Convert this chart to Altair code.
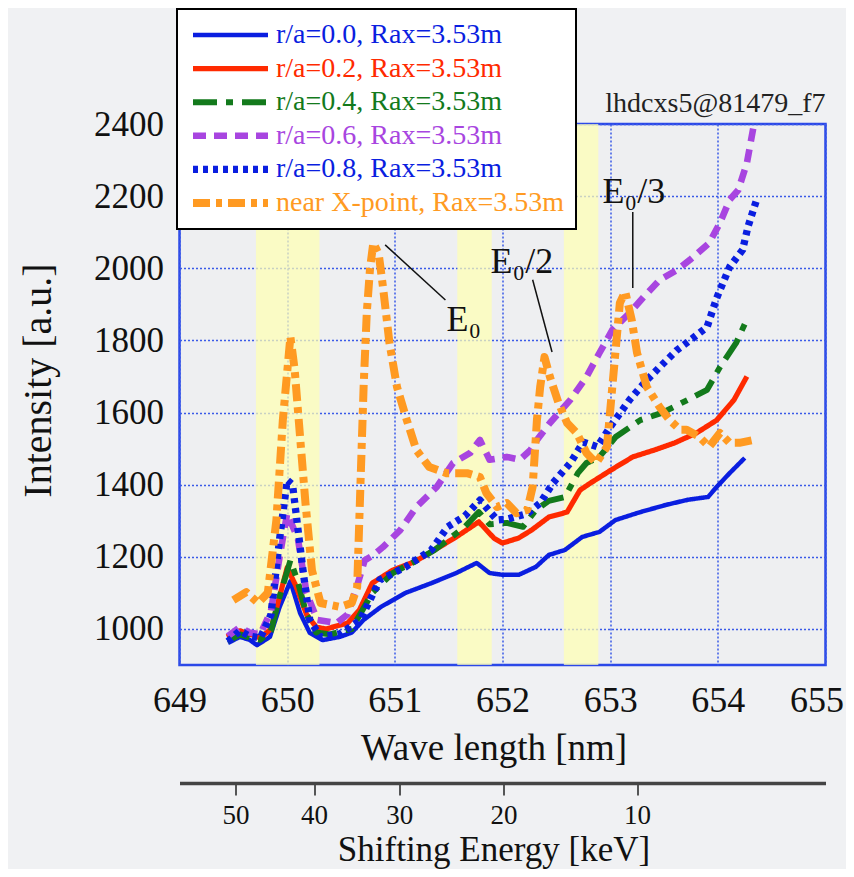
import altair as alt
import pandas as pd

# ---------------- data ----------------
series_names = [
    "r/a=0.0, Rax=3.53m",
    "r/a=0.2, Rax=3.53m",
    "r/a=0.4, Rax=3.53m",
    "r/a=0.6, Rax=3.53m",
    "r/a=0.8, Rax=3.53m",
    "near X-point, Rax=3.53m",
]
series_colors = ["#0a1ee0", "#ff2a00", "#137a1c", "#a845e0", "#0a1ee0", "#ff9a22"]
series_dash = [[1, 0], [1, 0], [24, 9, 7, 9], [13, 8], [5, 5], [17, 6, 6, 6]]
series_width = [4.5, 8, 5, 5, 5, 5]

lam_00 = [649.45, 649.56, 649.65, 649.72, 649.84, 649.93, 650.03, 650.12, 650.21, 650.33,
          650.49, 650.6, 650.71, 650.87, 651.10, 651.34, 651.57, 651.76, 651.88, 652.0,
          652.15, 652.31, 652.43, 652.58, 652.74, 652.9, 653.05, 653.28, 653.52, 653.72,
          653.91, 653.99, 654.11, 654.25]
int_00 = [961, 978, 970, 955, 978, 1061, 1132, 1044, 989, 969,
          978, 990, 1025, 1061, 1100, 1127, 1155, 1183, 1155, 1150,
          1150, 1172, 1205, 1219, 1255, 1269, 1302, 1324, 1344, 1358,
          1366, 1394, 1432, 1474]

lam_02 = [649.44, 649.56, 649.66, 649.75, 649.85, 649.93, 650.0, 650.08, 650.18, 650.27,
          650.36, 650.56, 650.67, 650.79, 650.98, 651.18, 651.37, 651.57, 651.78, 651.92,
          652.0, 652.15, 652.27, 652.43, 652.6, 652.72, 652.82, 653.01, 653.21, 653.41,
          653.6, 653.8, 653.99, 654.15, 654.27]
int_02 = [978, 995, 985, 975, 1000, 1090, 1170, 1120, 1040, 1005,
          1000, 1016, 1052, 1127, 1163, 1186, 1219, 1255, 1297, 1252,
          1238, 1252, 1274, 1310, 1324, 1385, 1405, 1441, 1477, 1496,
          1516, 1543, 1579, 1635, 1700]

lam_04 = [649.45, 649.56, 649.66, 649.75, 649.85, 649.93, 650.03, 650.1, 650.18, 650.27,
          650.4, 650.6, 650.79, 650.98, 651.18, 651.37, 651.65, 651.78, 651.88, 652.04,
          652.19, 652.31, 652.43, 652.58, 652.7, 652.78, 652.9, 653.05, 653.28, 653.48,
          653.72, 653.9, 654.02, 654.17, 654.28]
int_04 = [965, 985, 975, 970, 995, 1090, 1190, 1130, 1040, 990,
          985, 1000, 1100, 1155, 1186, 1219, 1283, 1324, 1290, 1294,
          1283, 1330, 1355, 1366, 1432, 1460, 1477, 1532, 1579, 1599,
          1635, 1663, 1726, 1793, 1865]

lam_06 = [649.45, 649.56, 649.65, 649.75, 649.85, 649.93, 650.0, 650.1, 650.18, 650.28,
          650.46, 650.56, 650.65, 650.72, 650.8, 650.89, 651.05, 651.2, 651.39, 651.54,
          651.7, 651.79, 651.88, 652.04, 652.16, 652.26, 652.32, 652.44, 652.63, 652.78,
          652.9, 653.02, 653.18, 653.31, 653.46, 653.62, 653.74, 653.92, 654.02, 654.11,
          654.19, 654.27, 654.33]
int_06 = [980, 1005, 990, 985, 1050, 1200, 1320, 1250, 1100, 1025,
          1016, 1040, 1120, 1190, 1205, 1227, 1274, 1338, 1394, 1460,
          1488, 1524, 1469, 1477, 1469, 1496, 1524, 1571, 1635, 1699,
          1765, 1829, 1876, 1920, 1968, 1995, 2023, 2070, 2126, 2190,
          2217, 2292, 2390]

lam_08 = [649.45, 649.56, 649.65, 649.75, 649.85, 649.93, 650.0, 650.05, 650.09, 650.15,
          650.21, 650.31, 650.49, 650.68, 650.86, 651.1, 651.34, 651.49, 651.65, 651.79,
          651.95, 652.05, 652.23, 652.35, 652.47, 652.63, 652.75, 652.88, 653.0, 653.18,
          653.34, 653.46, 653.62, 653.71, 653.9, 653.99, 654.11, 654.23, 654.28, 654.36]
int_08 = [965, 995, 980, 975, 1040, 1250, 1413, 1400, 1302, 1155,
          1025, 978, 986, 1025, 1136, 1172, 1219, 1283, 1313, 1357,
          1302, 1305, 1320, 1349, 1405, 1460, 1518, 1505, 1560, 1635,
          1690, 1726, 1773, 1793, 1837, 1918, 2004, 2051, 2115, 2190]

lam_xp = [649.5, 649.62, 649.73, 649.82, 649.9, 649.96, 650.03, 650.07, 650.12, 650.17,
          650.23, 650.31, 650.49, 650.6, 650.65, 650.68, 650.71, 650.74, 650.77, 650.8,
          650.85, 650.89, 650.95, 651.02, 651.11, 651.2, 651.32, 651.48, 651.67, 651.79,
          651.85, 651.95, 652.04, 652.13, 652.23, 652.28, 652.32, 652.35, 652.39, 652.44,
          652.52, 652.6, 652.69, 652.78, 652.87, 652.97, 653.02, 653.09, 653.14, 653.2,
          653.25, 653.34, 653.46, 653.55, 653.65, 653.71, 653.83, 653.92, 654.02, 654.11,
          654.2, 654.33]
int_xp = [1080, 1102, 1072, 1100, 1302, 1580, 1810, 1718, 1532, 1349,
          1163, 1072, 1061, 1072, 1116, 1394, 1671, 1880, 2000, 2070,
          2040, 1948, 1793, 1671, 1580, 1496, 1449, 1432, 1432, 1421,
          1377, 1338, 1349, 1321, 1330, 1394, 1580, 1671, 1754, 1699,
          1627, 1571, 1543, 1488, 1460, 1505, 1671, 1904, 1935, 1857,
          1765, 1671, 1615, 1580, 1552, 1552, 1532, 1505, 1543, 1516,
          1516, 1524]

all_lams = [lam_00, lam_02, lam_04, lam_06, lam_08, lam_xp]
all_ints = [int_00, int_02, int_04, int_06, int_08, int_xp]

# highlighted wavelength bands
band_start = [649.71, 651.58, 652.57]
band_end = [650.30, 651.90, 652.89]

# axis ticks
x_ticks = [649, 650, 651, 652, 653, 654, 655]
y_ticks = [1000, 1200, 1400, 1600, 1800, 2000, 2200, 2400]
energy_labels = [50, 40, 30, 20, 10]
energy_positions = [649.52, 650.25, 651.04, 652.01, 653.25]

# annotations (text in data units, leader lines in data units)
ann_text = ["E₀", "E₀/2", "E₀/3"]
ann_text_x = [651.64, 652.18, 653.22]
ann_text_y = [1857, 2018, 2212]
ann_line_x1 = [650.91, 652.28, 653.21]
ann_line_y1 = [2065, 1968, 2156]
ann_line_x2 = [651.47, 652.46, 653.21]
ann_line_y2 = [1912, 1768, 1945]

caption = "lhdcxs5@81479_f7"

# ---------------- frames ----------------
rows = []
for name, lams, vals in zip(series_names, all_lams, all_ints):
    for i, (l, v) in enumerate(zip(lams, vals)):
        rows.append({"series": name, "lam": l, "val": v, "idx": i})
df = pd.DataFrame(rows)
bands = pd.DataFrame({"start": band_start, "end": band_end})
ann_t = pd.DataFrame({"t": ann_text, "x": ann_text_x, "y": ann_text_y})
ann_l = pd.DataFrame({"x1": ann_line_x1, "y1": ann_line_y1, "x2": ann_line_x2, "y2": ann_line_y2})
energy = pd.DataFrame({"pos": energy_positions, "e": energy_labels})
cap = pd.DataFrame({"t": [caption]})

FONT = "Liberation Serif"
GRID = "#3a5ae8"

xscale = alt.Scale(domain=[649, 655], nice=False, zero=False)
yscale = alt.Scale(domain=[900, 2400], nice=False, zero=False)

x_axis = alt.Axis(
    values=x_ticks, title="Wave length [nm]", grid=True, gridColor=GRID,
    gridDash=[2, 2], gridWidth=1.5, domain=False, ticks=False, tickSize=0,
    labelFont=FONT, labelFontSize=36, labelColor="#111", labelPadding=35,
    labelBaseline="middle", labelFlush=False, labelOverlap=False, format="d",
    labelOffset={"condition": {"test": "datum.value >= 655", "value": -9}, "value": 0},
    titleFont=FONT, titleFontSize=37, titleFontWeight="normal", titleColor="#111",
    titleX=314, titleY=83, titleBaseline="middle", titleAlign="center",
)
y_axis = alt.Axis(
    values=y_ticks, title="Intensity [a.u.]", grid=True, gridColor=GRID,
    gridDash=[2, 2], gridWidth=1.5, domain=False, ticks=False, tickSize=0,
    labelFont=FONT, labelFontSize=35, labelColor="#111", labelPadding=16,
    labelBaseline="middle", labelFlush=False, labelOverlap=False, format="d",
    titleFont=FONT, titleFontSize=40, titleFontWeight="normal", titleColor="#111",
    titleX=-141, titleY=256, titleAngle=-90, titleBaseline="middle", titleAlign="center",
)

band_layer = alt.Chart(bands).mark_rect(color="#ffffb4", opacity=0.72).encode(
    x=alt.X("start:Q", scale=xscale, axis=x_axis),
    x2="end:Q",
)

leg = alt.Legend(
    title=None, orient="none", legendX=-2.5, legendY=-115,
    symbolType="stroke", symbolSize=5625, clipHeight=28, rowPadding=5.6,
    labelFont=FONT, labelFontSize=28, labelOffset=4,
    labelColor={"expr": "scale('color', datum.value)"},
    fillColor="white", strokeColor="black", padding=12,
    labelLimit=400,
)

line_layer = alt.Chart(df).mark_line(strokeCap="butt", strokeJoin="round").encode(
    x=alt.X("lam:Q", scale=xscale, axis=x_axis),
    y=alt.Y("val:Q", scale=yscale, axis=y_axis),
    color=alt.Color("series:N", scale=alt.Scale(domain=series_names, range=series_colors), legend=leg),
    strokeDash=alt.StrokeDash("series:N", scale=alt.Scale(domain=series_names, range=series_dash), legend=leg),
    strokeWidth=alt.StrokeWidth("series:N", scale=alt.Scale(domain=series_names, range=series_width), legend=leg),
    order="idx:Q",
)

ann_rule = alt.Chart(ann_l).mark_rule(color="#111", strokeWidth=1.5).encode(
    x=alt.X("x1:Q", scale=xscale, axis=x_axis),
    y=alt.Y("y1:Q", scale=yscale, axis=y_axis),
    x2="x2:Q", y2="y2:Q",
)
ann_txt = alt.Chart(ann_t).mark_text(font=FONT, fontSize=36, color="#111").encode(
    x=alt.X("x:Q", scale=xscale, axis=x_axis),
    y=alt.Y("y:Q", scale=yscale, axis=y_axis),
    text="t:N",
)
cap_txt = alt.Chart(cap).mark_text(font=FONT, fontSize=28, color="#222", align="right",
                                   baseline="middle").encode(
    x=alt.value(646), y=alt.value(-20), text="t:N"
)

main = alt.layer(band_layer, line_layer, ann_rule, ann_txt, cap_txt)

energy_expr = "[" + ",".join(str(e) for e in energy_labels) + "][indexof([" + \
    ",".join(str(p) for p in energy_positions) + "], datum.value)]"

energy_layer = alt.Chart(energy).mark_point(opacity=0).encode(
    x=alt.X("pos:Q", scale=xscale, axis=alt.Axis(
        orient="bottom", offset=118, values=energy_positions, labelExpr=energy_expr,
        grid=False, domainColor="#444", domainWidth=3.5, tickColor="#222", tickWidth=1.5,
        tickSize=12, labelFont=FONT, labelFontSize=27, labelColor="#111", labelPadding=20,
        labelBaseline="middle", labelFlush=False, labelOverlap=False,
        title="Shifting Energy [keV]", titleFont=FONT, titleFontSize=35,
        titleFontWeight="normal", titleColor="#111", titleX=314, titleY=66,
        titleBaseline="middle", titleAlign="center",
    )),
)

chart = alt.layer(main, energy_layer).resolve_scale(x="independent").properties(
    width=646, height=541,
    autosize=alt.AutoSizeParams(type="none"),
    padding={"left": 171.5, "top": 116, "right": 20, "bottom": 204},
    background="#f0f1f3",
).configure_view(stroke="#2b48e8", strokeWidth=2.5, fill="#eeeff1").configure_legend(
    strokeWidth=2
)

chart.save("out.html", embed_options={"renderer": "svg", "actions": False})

+-------+

Set the lines above down again, word for word, from the first through the one containing "1366, 1394, 1432, 1474]"; pictures excluded.

Convert this chart to Altair code.
import altair as alt
import pandas as pd

# ---------------- data ----------------
series_names = [
    "r/a=0.0, Rax=3.53m",
    "r/a=0.2, Rax=3.53m",
    "r/a=0.4, Rax=3.53m",
    "r/a=0.6, Rax=3.53m",
    "r/a=0.8, Rax=3.53m",
    "near X-point, Rax=3.53m",
]
series_colors = ["#0a1ee0", "#ff2a00", "#137a1c", "#a845e0", "#0a1ee0", "#ff9a22"]
series_dash = [[1, 0], [1, 0], [24, 9, 7, 9], [13, 8], [5, 5], [17, 6, 6, 6]]
series_width = [4.5, 8, 5, 5, 5, 5]

lam_00 = [649.45, 649.56, 649.65, 649.72, 649.84, 649.93, 650.03, 650.12, 650.21, 650.33,
          650.49, 650.6, 650.71, 650.87, 651.10, 651.34, 651.57, 651.76, 651.88, 652.0,
          652.15, 652.31, 652.43, 652.58, 652.74, 652.9, 653.05, 653.28, 653.52, 653.72,
          653.91, 653.99, 654.11, 654.25]
int_00 = [961, 978, 970, 955, 978, 1061, 1132, 1044, 989, 969,
          978, 990, 1025, 1061, 1100, 1127, 1155, 1183, 1155, 1150,
          1150, 1172, 1205, 1219, 1255, 1269, 1302, 1324, 1344, 1358,
          1366, 1394, 1432, 1474]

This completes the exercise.